Okay, after what seemed to be a long month during June, the July contest is already here. The theme, as chosen by June's winner Waterfowler, is going to be Outdoor Landscapes.

*Rules:*

1) The theme is *Outdoor Landscape*. Note: Location of the photo is required to be listed when you post the photo.
No more reminder pm's will be sent to add it. Photo will be deleted. 
2) You must have made at least 4 posts during June 2010
3) The photo must be taken by you, using any type of camera, which includes a DSLR, point & shoot, or a cell phone camera.
4) The photo can be color or black & white. It can also be a daytime or a night shot. Your choice.
5) No boats or water as we just spent a month viewing that (and they were good!)

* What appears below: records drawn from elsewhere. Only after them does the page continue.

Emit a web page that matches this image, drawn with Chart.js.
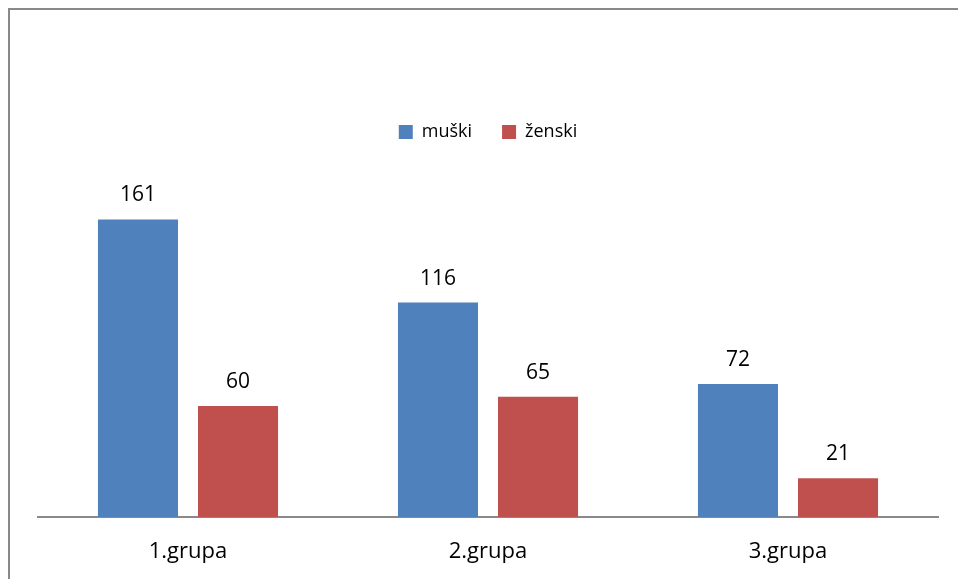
<!DOCTYPE html>
<html>
<head>
<meta charset="utf-8">
<script src="https://cdn.jsdelivr.net/npm/chart.js@4"></script>
<style>
    html, body { margin: 0; padding: 0; background: #fff; overflow: hidden; }
    #wrap { position: relative; width: 958px; height: 579px; }
    #frame {
        position: absolute; left: 8px; top: 8px; width: 1000px; height: 700px;
        border: 2px solid #898989; box-sizing: border-box;
    }
    canvas { position: absolute; left: 0; top: 0; }
</style>
</head>
<body>
<div id="wrap">
    <div id="frame"></div>
    <canvas id="barChart" width="958" height="579"></canvas>
</div>
<script>
// Chart data
const groups = ["1.grupa", "2.grupa", "3.grupa"];
const maleCounts = [161, 116, 72];
const femaleCounts = [60, 65, 21];
const seriesNames = ["muški", "ženski"];

const FONT = "'Open Sans', 'Noto Sans', sans-serif";

// Value labels above the bars
const valueLabels = {
    id: "valueLabels",
    afterDatasetsDraw(chart) {
        const { ctx } = chart;
        ctx.save();
        ctx.font = "21px " + FONT;
        ctx.fillStyle = "#000";
        ctx.textAlign = "center";
        ctx.textBaseline = "middle";
        chart.data.datasets.forEach((ds, i) => {
            chart.getDatasetMeta(i).data.forEach((bar, j) => {
                ctx.fillText(String(ds.data[j]), bar.x, bar.y - 24);
            });
        });
        ctx.restore();
    },
};

const ctx = document.getElementById("barChart").getContext("2d");

new Chart(ctx, {
    type: "bar",
    data: {
        labels: groups,
        datasets: [
            {
                label: seriesNames[0],
                data: maleCounts,
                backgroundColor: "#4f81bd",
                categoryPercentage: 0.667,
                barPercentage: 0.8,
            },
            {
                label: seriesNames[1],
                data: femaleCounts,
                backgroundColor: "#c0504d",
                categoryPercentage: 0.667,
                barPercentage: 0.8,
            },
        ],
    },
    options: {
        responsive: false,
        animation: false,
        layout: { padding: { left: 38, right: 20, top: 93, bottom: 0 } },
        plugins: {
            legend: {
                position: "top",
                labels: {
                    color: "#000",
                    font: { family: FONT, size: 18 },
                    boxWidth: 14,
                    boxHeight: 14,
                    padding: 30,
                },
            },
            tooltip: { enabled: false },
        },
        scales: {
            x: {
                grid: { display: false, drawTicks: false },
                border: { color: "#898989", width: 2 },
                ticks: { color: "#000", font: { family: FONT, size: 22 }, padding: 22 },
                afterFit(scale) {
                    scale.height = 62;
                },
            },
            y: {
                display: false,
                min: 0,
                max: 198,
            },
        },
    },
    plugins: [valueLabels],
});
</script>
</body>
</html>
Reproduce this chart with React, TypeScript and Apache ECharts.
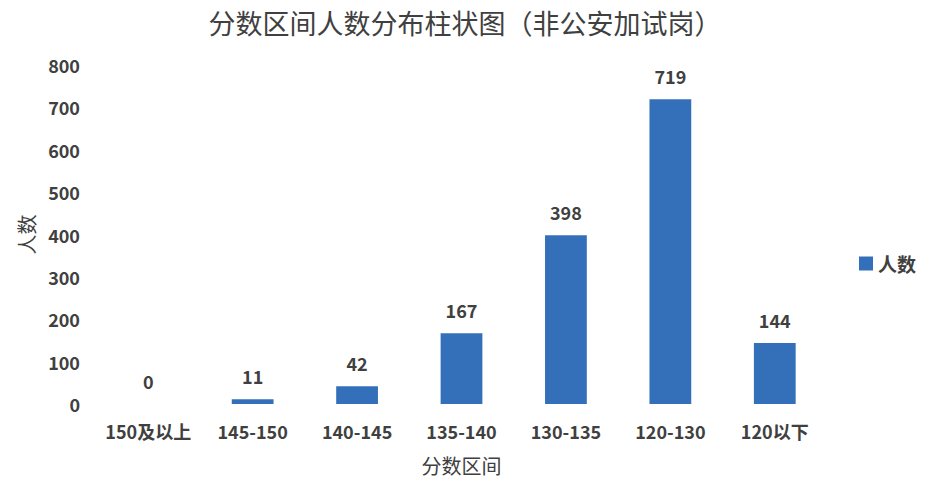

Start date: Tonight, Tuesday, July 6, 2010
End date: Saturday, July 31, 2010 at 8:00pm (Central Time Zone)

Awards: Photo on homepage for 1 month, bragging rights, and something additional....................Jim told me this morning he is going to provide one of his TinBoats Spinner Baits to the winner! 

Go get some good shots, fellas! 8) 

If there are any question, PM me.

Post your photos in the Photgraphy Forum thread provided. Changing your posted photo before the end date is perfectly acceptable, as long as your remove the previous one. (thanks for reminding me, Bubba  )


----------